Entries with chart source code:
........
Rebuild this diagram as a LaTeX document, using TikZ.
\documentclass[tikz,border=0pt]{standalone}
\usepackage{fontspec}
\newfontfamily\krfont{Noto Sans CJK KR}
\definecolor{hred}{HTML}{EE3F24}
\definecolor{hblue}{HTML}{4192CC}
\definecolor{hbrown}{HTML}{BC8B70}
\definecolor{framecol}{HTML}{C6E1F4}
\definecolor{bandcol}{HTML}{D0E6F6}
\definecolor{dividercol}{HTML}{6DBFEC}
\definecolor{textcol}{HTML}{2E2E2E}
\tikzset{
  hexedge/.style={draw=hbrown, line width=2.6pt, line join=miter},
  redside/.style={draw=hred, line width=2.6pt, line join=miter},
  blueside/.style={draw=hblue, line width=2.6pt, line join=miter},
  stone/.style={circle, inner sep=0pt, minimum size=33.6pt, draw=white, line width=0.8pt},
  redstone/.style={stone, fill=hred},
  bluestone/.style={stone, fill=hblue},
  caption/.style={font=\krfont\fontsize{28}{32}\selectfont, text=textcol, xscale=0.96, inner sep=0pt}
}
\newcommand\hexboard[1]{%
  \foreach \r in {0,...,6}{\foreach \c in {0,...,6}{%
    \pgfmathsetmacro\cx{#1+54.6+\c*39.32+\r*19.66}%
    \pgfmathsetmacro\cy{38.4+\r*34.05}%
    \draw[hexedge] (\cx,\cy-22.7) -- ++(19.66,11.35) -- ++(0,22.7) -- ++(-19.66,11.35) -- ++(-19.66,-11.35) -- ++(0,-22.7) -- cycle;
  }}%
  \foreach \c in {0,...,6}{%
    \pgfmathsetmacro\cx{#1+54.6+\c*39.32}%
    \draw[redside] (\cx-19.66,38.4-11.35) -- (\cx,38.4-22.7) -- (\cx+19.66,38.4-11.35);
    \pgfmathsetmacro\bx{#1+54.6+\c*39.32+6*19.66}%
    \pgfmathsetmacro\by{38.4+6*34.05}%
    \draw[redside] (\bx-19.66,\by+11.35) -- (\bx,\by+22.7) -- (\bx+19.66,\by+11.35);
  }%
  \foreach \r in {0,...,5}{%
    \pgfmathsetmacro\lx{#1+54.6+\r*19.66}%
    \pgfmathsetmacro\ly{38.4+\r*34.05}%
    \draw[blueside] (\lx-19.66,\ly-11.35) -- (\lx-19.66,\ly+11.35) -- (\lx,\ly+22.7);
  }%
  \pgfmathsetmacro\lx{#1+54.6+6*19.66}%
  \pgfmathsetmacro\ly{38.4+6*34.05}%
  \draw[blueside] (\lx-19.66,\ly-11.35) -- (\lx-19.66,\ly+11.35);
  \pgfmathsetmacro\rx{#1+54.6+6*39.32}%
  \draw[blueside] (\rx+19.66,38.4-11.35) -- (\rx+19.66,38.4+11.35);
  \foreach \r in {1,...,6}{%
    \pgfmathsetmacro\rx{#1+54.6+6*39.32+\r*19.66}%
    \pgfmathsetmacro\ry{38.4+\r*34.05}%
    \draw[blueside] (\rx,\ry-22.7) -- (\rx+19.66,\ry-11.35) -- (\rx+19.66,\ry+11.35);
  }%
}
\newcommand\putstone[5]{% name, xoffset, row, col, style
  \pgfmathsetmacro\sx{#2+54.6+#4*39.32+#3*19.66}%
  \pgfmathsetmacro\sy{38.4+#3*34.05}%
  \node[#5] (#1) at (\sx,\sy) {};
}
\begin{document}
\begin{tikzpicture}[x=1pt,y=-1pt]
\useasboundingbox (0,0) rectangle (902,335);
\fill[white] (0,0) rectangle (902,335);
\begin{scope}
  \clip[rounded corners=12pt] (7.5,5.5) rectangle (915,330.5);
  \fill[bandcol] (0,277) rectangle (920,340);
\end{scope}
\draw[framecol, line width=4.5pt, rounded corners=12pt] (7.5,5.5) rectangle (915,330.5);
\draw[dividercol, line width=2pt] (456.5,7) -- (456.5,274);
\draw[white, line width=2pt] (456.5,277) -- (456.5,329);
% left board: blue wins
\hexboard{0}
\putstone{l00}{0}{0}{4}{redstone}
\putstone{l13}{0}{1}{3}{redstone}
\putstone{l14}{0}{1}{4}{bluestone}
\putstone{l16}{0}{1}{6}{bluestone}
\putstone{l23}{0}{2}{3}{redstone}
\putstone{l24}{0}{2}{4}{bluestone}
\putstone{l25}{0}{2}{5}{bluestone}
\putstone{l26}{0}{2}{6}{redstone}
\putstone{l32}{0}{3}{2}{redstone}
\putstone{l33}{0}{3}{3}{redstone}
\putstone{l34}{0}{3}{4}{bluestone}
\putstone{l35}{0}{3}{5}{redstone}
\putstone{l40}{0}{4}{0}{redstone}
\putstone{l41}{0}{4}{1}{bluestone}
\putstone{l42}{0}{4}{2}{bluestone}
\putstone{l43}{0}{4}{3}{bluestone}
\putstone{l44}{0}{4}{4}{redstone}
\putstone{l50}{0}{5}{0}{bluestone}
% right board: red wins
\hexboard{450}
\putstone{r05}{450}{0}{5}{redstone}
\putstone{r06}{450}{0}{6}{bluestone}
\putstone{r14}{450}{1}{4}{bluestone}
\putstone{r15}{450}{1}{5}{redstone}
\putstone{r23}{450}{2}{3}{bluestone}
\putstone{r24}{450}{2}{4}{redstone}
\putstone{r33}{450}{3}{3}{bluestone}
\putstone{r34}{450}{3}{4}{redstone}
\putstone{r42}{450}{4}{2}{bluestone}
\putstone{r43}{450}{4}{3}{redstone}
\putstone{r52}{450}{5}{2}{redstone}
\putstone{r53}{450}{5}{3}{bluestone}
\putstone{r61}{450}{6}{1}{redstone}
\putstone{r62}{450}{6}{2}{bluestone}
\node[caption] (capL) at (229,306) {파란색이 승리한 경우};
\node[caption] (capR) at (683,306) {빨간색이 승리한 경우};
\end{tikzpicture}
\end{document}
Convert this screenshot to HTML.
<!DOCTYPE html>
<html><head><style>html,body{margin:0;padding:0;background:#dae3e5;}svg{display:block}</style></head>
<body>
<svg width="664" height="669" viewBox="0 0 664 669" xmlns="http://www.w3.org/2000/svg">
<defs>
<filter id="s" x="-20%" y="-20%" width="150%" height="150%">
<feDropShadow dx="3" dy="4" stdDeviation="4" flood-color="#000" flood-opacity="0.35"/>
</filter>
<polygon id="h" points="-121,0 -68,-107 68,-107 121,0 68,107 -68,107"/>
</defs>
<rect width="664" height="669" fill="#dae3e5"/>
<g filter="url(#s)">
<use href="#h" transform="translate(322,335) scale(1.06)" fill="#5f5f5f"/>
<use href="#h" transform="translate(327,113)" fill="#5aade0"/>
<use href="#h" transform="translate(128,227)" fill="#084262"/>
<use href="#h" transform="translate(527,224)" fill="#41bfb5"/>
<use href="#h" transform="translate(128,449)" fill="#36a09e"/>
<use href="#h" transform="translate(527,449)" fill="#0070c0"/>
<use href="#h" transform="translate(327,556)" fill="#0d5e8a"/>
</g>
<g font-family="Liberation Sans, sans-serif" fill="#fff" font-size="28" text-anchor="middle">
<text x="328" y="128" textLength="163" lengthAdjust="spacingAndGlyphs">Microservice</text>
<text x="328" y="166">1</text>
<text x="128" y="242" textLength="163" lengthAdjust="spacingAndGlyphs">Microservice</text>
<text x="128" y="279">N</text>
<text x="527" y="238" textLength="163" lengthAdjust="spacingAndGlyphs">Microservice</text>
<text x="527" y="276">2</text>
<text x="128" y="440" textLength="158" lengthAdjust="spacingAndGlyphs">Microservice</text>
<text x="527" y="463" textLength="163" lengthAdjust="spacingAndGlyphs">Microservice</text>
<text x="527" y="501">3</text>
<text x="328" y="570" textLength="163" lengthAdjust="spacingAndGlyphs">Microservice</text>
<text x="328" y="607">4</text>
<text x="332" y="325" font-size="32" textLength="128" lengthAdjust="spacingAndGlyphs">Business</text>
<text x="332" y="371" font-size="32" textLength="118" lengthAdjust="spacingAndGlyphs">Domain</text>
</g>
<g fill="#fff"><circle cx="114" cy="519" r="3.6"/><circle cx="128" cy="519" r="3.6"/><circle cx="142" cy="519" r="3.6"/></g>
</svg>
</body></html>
........
Extract every line containing the string "this" from the data above.

#### RESPONSE:
Rebuild this diagram as a LaTeX document, using TikZ.
Convert this screenshot to HTML.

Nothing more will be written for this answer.